The one bit of old-style FF that appeared was the gents who called for this Ard Fheis to "reject the Government's attempt at reforming local government".

Just as we thought that's the old "we'll have no truck with that FG reform thing" FF we know and used to love, sadly it became apparent that FF wanted to reform the poor old councillors even more thoroughly.

History, however, keeps on spoiling the view, for our main interest was whether 'the Bull' O'Donoghue might gallop in the door and shake the hand of a quivering Micheal.

Still, it has all calmed down a little from that time when Fianna Fail was the political equivalent of one of those 'devil dogs' the tabloid press used to become so exercised over.

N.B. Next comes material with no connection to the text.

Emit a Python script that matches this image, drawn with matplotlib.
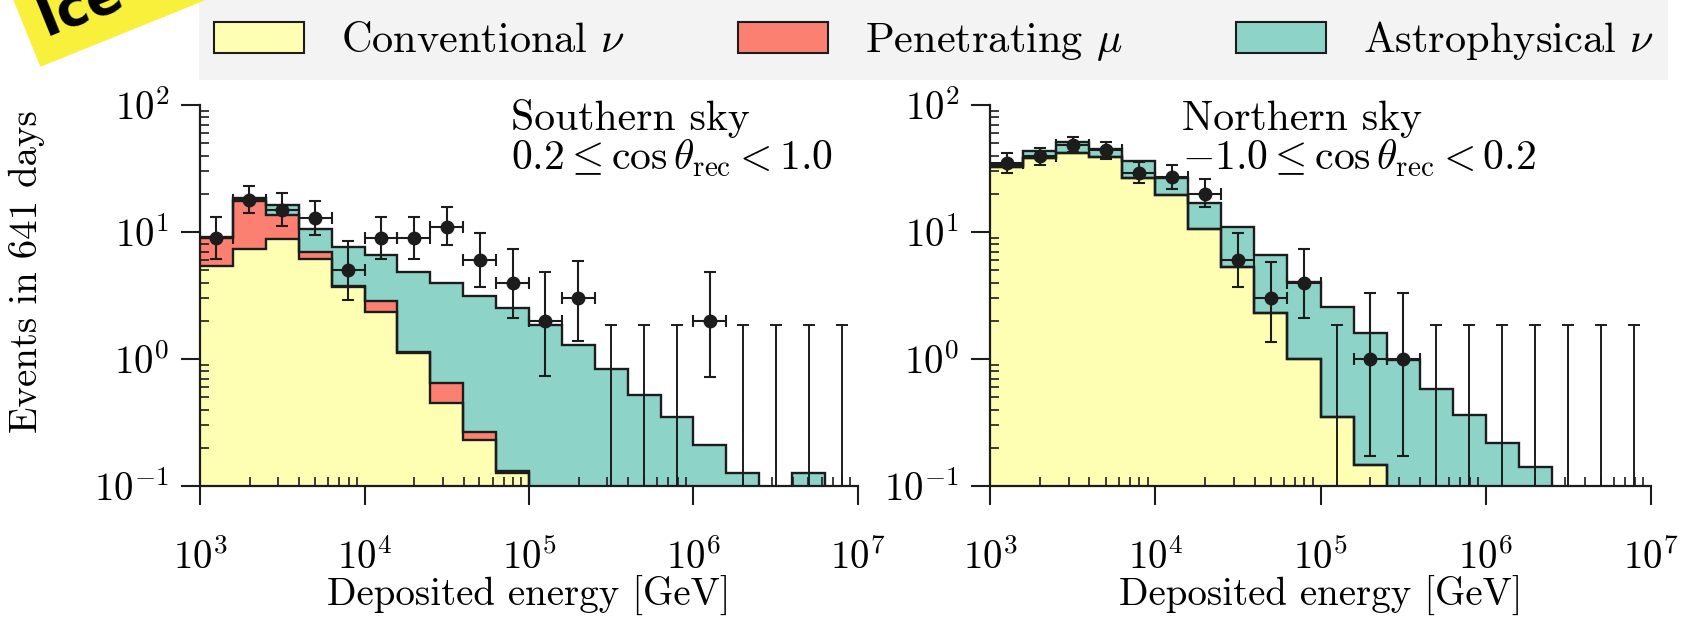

It does help that Bertie is a ghost now, as is Biffo too – and the rest of the cabinet of the damned for that matter. And it does help that Micheal Martin makes for a far more convincing vicar of Montenotte than a political devil dog.

In Killarney, despite all those plaques thanking Bertie for opening the INEC and the photos of Micheal gazing adoringly at Bertie in the wake of an Ard Fheis speech, reinvention continues apace.

Far from being surrounded by devil dogs, the new seedling FF TDs are closer in their nature to a convention of Cocker Spaniels. As they race around under your feet pulling at political leads, there are more lovely girls on display than on the set of Father Ted.

Amid such perfume pleasantry it is almost easy to forget the past, which, one supposes, is the idea. Despite all of the hustle and bustle, the gathering is still surrounded by a strange sense of absence.

It is as though the party is, in terms of its soul and its brand, like some naked emperor in exile on an island waiting for someone or any-one to come along by chance to rescue and clothe it.

Its current situation was summarised by one local, who, on discussing the delights of the new FF Kerry ticket of 'the Bull' O'Donoghue and former TD Tommy Mac (no you never heard of him even when he was the Dail either), admitted: "We've lost the young; they vote now on Twitter and social media calling us b*ll***s – and they may be right."

Or, to put it another way, having once been kings, they are now wild geese in exile waiting to migrate home.

The problem, of course, with that analogy is that, whilst it might sound comforting, the Irish Wild Geese never actually came back.